Just curious about the sound. I was interested in it until I realized it was essentially 3 universal shop vac motors all running at the same time. A couple of years ago I moved from a dedicated out building for my shop back to a shop in the basement of the house. It didn't matter how noisey it was, how dusty it was, throw open the big garage door and all the windows and everything was good. Now noise and dust abatement became primary concerns. You mentioned noise, I'd like to hear more about that aspect of the collector.


----------



## iminmyshop (Dec 9, 2012)

> .... I d like to hear more about that aspect of the collector.- Green_Hornut


Good question but difficult to answer without you actually hearing it. In the absence of a decibel meter I can only offer my personal experience.
- I've heard other dust collectors. They are all noisy. There's the sound of the machine itself and also the noise of air rushing through a confined space. The suction on this is VERY strong. That's good. But it is not quiet.
- I ALWAYS use ear protection when using machines. 
- My wife works in the adjacent room. She does not think it's any noisier than before. It's not quieter either. She has definitely noticed how clean my shop is. Now if it would just put away my tools…..
- I am hoping to expand my shop. If I do - and maybe even if I don't - I will move the dust collector to the other side of the wall which is in my garage. It has a remote which can work through a wall. That will help in sound reduction enormously. Without a remote and without a sensor to let me know that the can is full, that would not have been an option with my old machine.
Hope that helps.


----------



## guitarchitect (Oct 28, 2011)

You can download decibel meter apps for your phone 

Terrific review. Definitely going to have to put this on my list!


----------



## Royd (Jan 4, 2010)

Thanks for the review!
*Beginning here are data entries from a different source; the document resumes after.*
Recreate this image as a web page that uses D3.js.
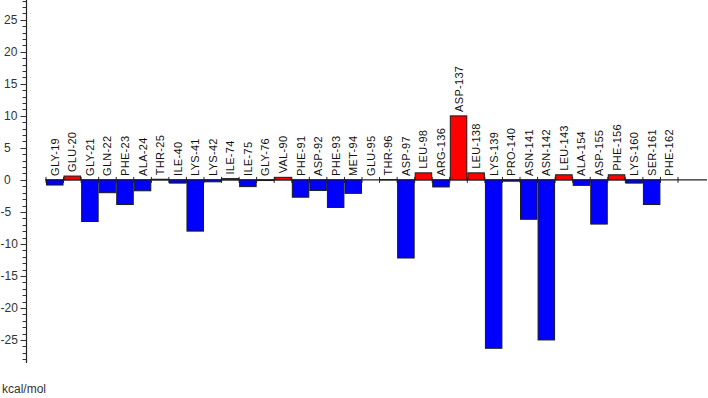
<!DOCTYPE html>
<html>
<head>
<meta charset="utf-8">
<script src="https://cdn.jsdelivr.net/npm/d3@7"></script>
<style>
  body { margin: 0; background: #fff; }
  svg { display: block; font-family: Arial, "Liberation Sans", sans-serif; }
</style>
</head>
<body>
<div id="chart"></div>
<script>
// residue energy contributions, kcal/mol
const residues = ["GLY-19","GLU-20","GLY-21","GLN-22","PHE-23","ALA-24","THR-25","ILE-40","LYS-41","LYS-42",
  "ILE-74","ILE-75","GLY-76","VAL-90","PHE-91","ASP-92","PHE-93","MET-94","GLU-95","THR-96",
  "ASP-97","LEU-98","ARG-136","ASP-137","LEU-138","LYS-139","PRO-140","ASN-141","ASN-142","LEU-143",
  "ALA-154","ASP-155","PHE-156","LYS-160","SER-161","PHE-162"] ;
const energies = [-0.8, 0.6, -6.5, -2.0, -3.85, -1.7, 0.1, -0.5, -8.0, -0.3,
  0.2, -1.05, -0.1, 0.4, -2.7, -1.65, -4.3, -2.1, 0, 0.05,
  -12.2, 1.1, -1.1, 10.0, 1.1, -26.3, -0.2, -6.15, -25.0, 0.8,
  -0.85, -6.9, 0.8, -0.5, -3.85, 0] ;
const majorTicks = [-25, -20, -15, -10, -5, 0, 5, 10, 15, 20, 25] ;
const unitLabel = "kcal/mol" ;

const data = residues.map((r, i) => ({name: r, value: energies[i]})) ;

const width = 708, height = 398 ;
const axisX = 26.5 ;

const svg = d3.select("#chart").append("svg")
    .attr("width", width)
    .attr("height", height)
;

const yScale = d3.scaleLinear()
  .domain([-28.6, 28.1])
  .range([363, 0])
;
const xScale = d3.scaleBand()
  .domain(residues)
  .range([46, 678])
  .paddingInner(0.06)
  .paddingOuter(0.03)
;
const step = xScale.step() ;
const x0 = 46 ;
const y0 = yScale(0) ;

// y axis: line, minor ticks every 1, major every 5
const yAxis = svg.append("g") ;
yAxis.append("line")
  .attr("x1", axisX).attr("x2", axisX)
  .attr("y1", 0).attr("y2", yScale(-28.6))
  .attr("stroke", "#222").attr("stroke-width", 1.2)
;
yAxis.selectAll("line.minor")
  .data(d3.range(-28, 29))
  .enter().append("line")
    .attr("class", "minor")
    .attr("x1", d => d % 5 == 0 ? axisX - 6 : axisX - 4)
    .attr("x2", axisX)
    .attr("y1", d => Math.round(yScale(d)) + 0.5)
    .attr("y2", d => Math.round(yScale(d)) + 0.5)
    .attr("stroke", "#333")
;
yAxis.selectAll("text")
  .data(majorTicks)
  .enter().append("text")
    .attr("x", d => d < 0 ? 0.5 : 4)
    .attr("y", d => yScale(d))
    .attr("dy", "0.36em")
    .attr("font-size", 12)
    .attr("fill", "#333")
    .text(d => d)
;

// zero line with boundary ticks
svg.append("line")
  .attr("x1", 45).attr("x2", 707)
  .attr("y1", y0).attr("y2", y0)
  .attr("stroke", "#222").attr("stroke-width", 1.2)
;
svg.selectAll("line.bound")
  .data(d3.range(0, residues.length + 1))
  .enter().append("line")
    .attr("class", "bound")
    .attr("x1", i => x0 + i * step).attr("x2", i => x0 + i * step)
    .attr("y1", y0 - 3).attr("y2", y0 + 3)
    .attr("stroke", "#222")
;

// bars
svg.selectAll("rect")
  .data(data)
  .enter().append("rect")
    .attr("x", d => xScale(d.name))
    .attr("width", xScale.bandwidth())
    .attr("y", d => yScale(Math.max(0, d.value)))
    .attr("height", d => Math.abs(yScale(d.value) - y0))
    .attr("fill", d => d.value > 0 ? "#ff0000" : "#0000ff")
    .attr("stroke", "#1a1a1a")
    .attr("stroke-width", 1)
;

// residue labels
svg.selectAll("text.res")
  .data(data)
  .enter().append("text")
    .attr("class", "res")
    .attr("transform", d => `translate(${xScale(d.name) + xScale.bandwidth() / 2},${yScale(Math.max(0, d.value)) - 4}) rotate(-90)`)
    .attr("dy", "0.36em")
    .attr("font-size", 11)
    .attr("fill", "#111")
    .attr("letter-spacing", 0.3)
    .text(d => d.name)
;

svg.append("text")
  .attr("x", 2)
  .attr("y", 389)
  .attr("dy", "0.36em")
  .attr("font-size", 12)
  .attr("fill", "#333")
  .text(unitLabel)
;
</script>
</body>
</html>
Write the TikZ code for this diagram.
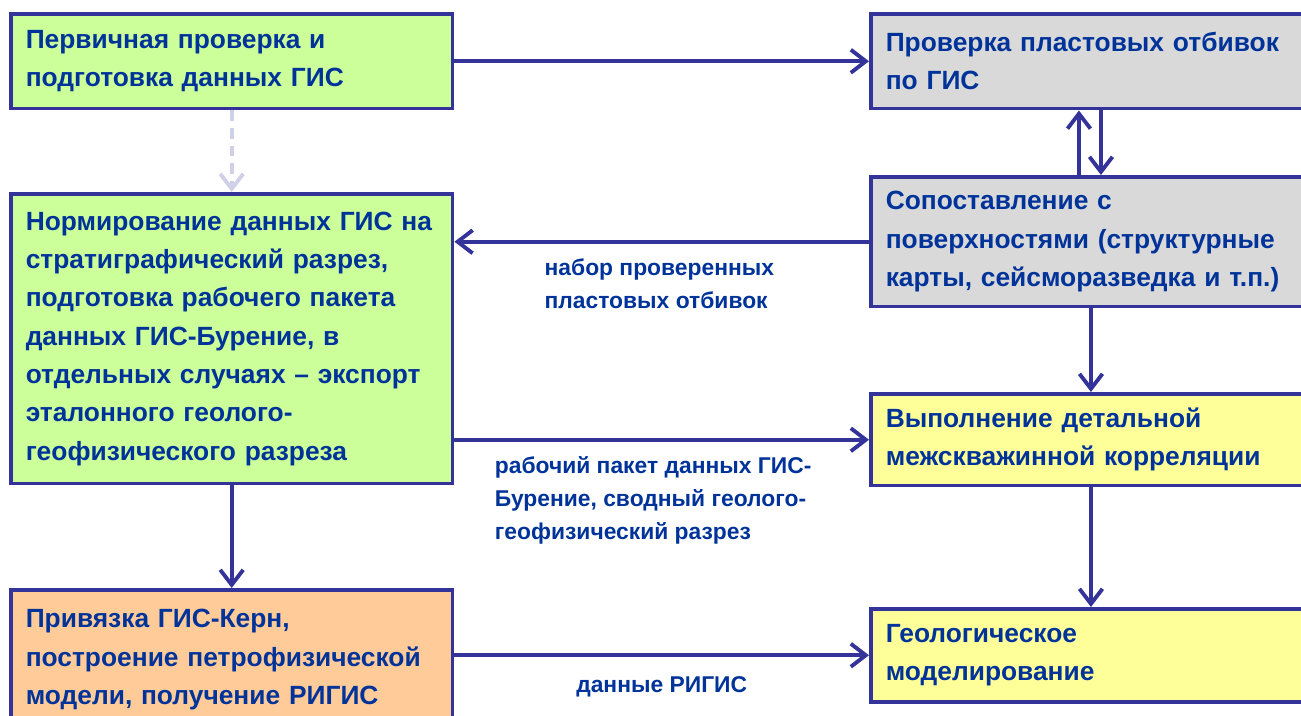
\documentclass[tikz,border=0pt]{standalone}
\usepackage{fontspec}
\setmainfont{Liberation Sans}
\usetikzlibrary{arrows.meta,positioning}
\definecolor{frameblue}{HTML}{333399}
\definecolor{inkblue}{HTML}{003399}
\definecolor{palegreen}{HTML}{CCFF99}
\definecolor{palegrey}{HTML}{D9D9D9}
\definecolor{paleyellow}{HTML}{FFFF99}
\definecolor{paleorange}{HTML}{FFCC99}
\definecolor{dashlav}{HTML}{D0D0E8}

\begin{document}
\begin{tikzpicture}[x=0.02cm,y=-0.02cm,>={Straight Barb[length=3mm,width=4.6mm]},
 box/.style={draw=frameblue,line width=2pt,anchor=north west,align=left,
  inner xsep=0.3cm,text width=8.24cm,minimum width=8.84cm,text=inkblue,
  font=\fontsize{15}{21.8}\selectfont\bfseries},
 wide/.style={box,minimum width=9.6cm,text width=9cm},
 link/.style={->,draw=frameblue,line width=2.2pt},
 lbl/.style={text=inkblue,align=left,inner sep=0pt,font=\fontsize{13}{18.6}\selectfont\bfseries}]
\useasboundingbox (0,0) rectangle (1301,716);
\clip (0,0) rectangle (1301,716);
% left column
\node[box,fill=palegreen,minimum height=1.9cm] (first) at (9,12) {Первичная проверка и\\подготовка данных ГИС};
\node[box,fill=palegreen,minimum height=5.8cm] (norm) at (9,192) {Нормирование данных ГИС на\\стратиграфический разрез,\\подготовка рабочего пакета\\данных ГИС-Бурение, в\\отдельных случаях -- экспорт\\эталонного геолого-\\геофизического разреза};
\node[box,fill=paleorange,minimum height=2.8cm] (core) at (9,588) {Привязка ГИС-Керн,\\построение петрофизической\\модели, получение РИГИС};
% right column
\node[wide,fill=palegrey,minimum height=1.9cm] (check) at (869,12) {Проверка пластовых отбивок\\по ГИС};
\node[wide,fill=palegrey,minimum height=2.6cm] (match) at (869,175) {Сопоставление с\\поверхностями (структурные\\карты, сейсморазведка и т.п.)};
\node[wide,fill=paleyellow,minimum height=1.84cm] (corr) at (869,392) {Выполнение детальной\\межскважинной корреляции};
\node[wide,fill=paleyellow,minimum height=1.86cm] (model) at (869,607) {Геологическое\\моделирование};
% arrows
\draw[link] (first)--(check.west|-first);
\draw[->,draw=dashlav,line width=2.2pt,dash pattern=on 6pt off 4pt] (first)--(norm);
\draw[link] ([xshift=4.2cm]match.north west)--([xshift=4.2cm]check.south west);
\draw[link] ([xshift=4.64cm]check.south west)--([xshift=4.64cm]match.north west);
\draw[link] (match.west)--node[lbl,pos=.775,anchor=north west,xshift=-0.1cm,yshift=-0.3cm]{набор проверенных\\пластовых отбивок}(match.west-|norm.east);
\draw[link] (norm.east|-corr.west)--node[lbl,pos=.105,anchor=north west,xshift=-0.1cm,yshift=-0.3cm]{рабочий пакет данных ГИС-\\Бурение, сводный геолого-\\геофизический разрез}(corr.west);
\draw[link] ([xshift=4.44cm]match.south west)--([xshift=4.44cm]corr.north west);
\draw[link] ([xshift=4.44cm]corr.south west)--([xshift=4.44cm]model.north west);
\draw[link] (norm)--(core);
\draw[link] (core.east|-model.west)--node[lbl,below=0.38cm]{данные РИГИС}(model.west);
\end{tikzpicture}
\end{document}
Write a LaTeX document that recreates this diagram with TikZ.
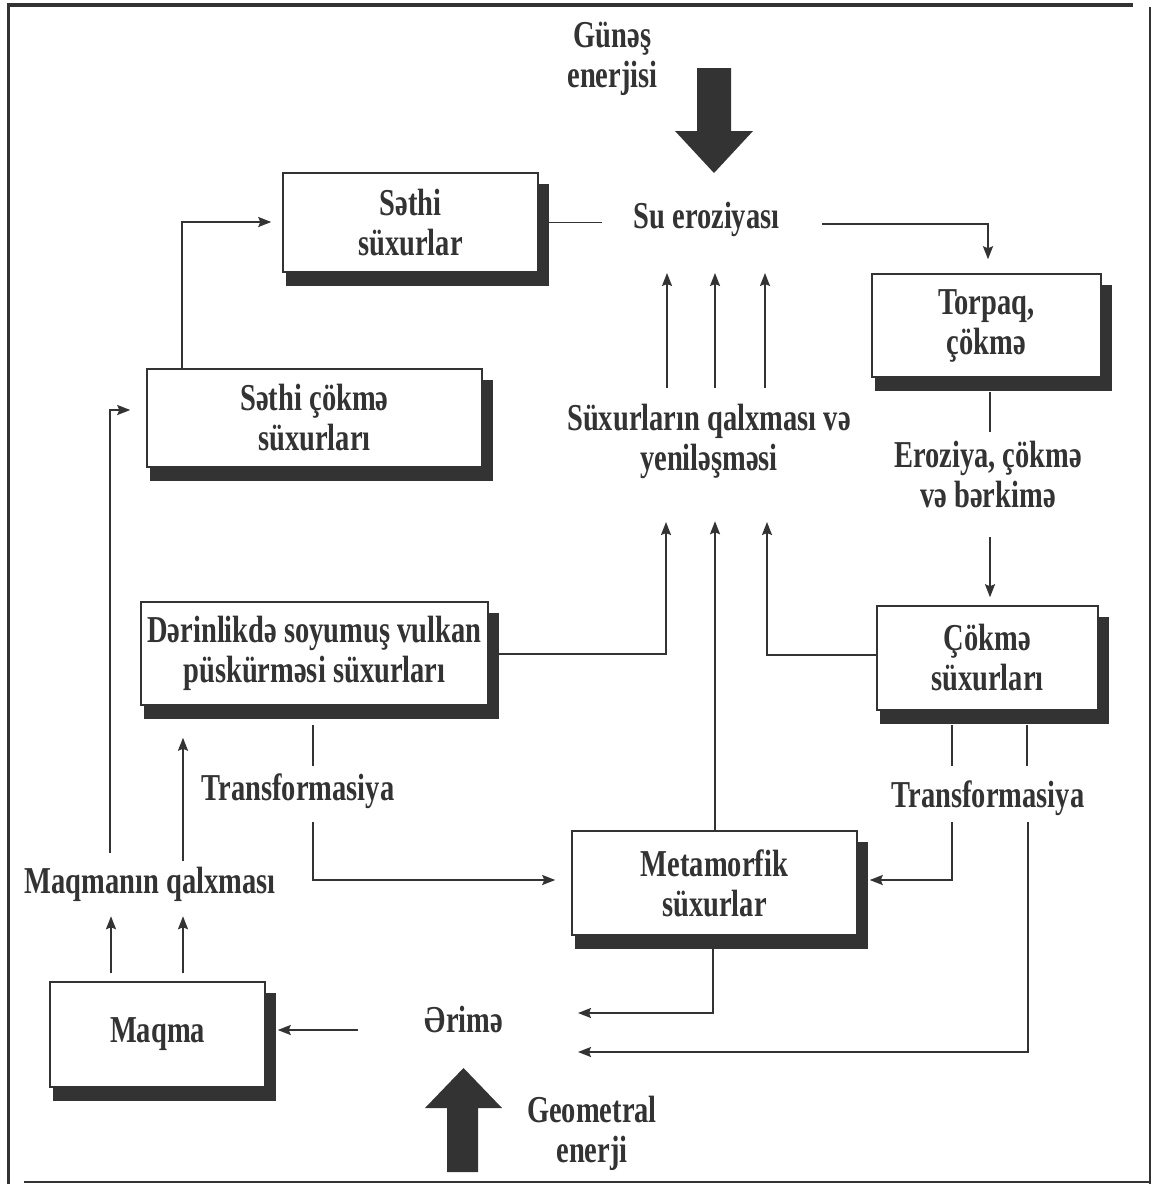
\documentclass[tikz,border=0pt]{standalone}
\usepackage{fontspec}
\setmainfont{Liberation Serif}[FakeStretch=0.75]
\usetikzlibrary{arrows.meta,calc,backgrounds}
\definecolor{ink}{HTML}{333333}
\begin{document}
\begin{tikzpicture}[x=1pt,y=-1pt,
  ln/.style={draw=ink,line width=1.8pt},
  arr/.style={ln,-{Stealth[length=13pt,width=10pt,inset=2pt]}},
  txt/.style={font=\fontsize{38}{40}\selectfont\bfseries,text=ink,inner sep=0pt,align=center},
  box/.style={txt,draw=ink,line width=1.5pt,fill=white},
]
\useasboundingbox (0,0) rectangle (1158,1184);

% frame
\draw[ink,line width=4pt] (7,5) -- (1133,5);
\draw[ink,line width=3pt] (8.5,3) -- (8.5,1184);
\draw[ink,line width=2pt] (1150,7) -- (1150,1184);
\draw[ink,line width=2pt] (24,1182) -- (1151,1182);

% boxes
\node[box,minimum width=255pt,minimum height=99pt]  (S1) at (410.5,222.5) {Səthi\\süxurlar};
\node[box,minimum width=229pt,minimum height=103pt] (T)  at (986.5,325.5) {Torpaq,\\çökmə};
\node[box,minimum width=335pt,minimum height=98pt]  (S2) at (314.5,418)   {Səthi çökmə\\süxurları};
\node[box,minimum width=347pt,minimum height=103pt] (D)  at (314.5,653.5) {Dərinlikdə soyumuş vulkan\\püskürməsi süxurları};
\node[box,minimum width=221pt,minimum height=104pt] (C)  at (987.5,658)   {Çökmə\\süxurları};
\node[box,minimum width=285pt,minimum height=104pt] (M)  at (714.5,883)   {Metamorfik\\süxurlar};
\node[box,minimum width=215pt,minimum height=105pt] (Mq) at (157.5,1034.5) {Maqma};

% drop shadows of the boxes
\begin{scope}[on background layer]
\foreach \b in {S1,T,S2,D,C,M,Mq}
  \fill[ink] ($(\b.south west)+(4,13)$) rectangle ($(\b.north east)+(10,12)$);
\end{scope}

% free labels
\node[txt] (sun) at (612.5,58.5) {Günəş\\enerjisi};
\node[txt,anchor=base] (su) at (706.5,228) {Su eroziyası};
\node[txt] (sux) at (709,441.5) {Süxurların qalxması və\\yeniləşməsi};
\node[txt] (ero) at (988,474.5) {Eroziya, çökmə\\və bərkimə};
\node[txt,anchor=base] (trL) at (298,800) {Transformasiya};
\node[txt,anchor=base] (trR) at (988,807) {Transformasiya};
\node[txt,anchor=base] (mqr) at (150,893) {Maqmanın qalxması};
\node[txt,anchor=base] (erm) at (464,1032) {Ərimə};
\node[txt] (geo) at (592,1133) {Geometral\\enerji};

% energy arrows
\fill[ink] (697,68) -- (731,68) -- (731,131) -- (753,131) -- (714,173)
  -- (675,131) -- (697,131) -- cycle;
\fill[ink] (447,1172) -- (478,1172) -- (478,1108) -- (502,1108) -- (463.5,1068)
  -- (425,1108) -- (447,1108) -- cycle;

% connector end points near the labels
\coordinate (suR) at (822,224);
\coordinate (trLb) at (313,822);
\coordinate (trRb1) at (952,822);
\coordinate (trRb2) at (1028,822);
\coordinate (ermA) at (578,1013);
\coordinate (ermB) at (578,1052);
\coordinate (ermC) at (358,1030);
\coordinate (mqrL) at (110,853);
\coordinate (mqrR) at (183,861);

% connectors
\draw[ln] ($(S1.east)+(9,0)$) -- ($(S1.east -| su.west)+(-31,0)$);
\draw[arr] (suR) -| ($(T.north)+(1.5,-14)$);
\foreach \x in {667,715,765} \draw[arr] (\x,388) -- (\x,273);
\draw[ln] ($(T.south)+(3.5,14)$) -- ($(T.south)+(3.5,54)$);
\draw[arr] ($(C.north)+(2.5,-68)$) -- ($(C.north)+(2.5,-8)$);
\draw[arr] ($(C.west)+(0,-3)$) -| (767,522);
\draw[arr] ($(D.east)+(5,0.5)$) -| (666,522);
\draw[arr] ($(M.north)+(0.5,0)$) -- ($(M.north)+(0.5,-309)$);
\draw[arr] ($(S2.north)+(-132.5,0)$) |- ($(S1.west)+(-11,-0.5)$);
\draw[arr] (mqrL) |- ($(S2.west)+(-16,-8)$);
\draw[arr] (mqrR) -- ($(D.south)+(-131.5,32)$);
\foreach \dx in {-46.5,25.5}
  \draw[arr] ($(Mq.north)+(\dx,-8)$) -- ($(Mq.north)+(\dx,-65)$);
\draw[ln] ($(D.south)+(-1.5,19)$) -- ($(D.south)+(-1.5,60)$);
\draw[arr] (trLb) |- ($(M.west)+(-16,-3)$);
\draw[ln] ($(C.south)+(-35.5,14)$) -- ($(C.south)+(-35.5,55)$);
\draw[ln] ($(C.south)+(39.5,14)$) -- ($(C.south)+(39.5,55)$);
\draw[arr] (trRb1) |- ($(M.east)+(12,-3)$);
\draw[arr] (trRb2) |- (ermB);
\draw[arr] ($(M.south)+(-1.5,13)$) |- (ermA);
\draw[arr] (ermC) -- ($(Mq.east)+(12,-4.5)$);
\end{tikzpicture}
\end{document}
How often do you find yourself emptying the bag?


----------



## iminmyshop (Dec 9, 2012)

Royd - That depends on how busy I am and how much I'm milling in particular since that makes the most sawdust. Sometimes the bag needs emptying every few days, sometimes once a month. For me, the 35 gal was the right size. Any bigger and I couldn't lift it like I used to. The key is that emptying the bag is super easy and not time consuming at all.


----------



## judgesawdust (Mar 21, 2011)

Alan, thank you for the thoughtful review. I am actively considering the supercell for my "one-man" hobby shop so your experiences with the machine are very helpful.

As an aside, I checked out your website: nice work.


----------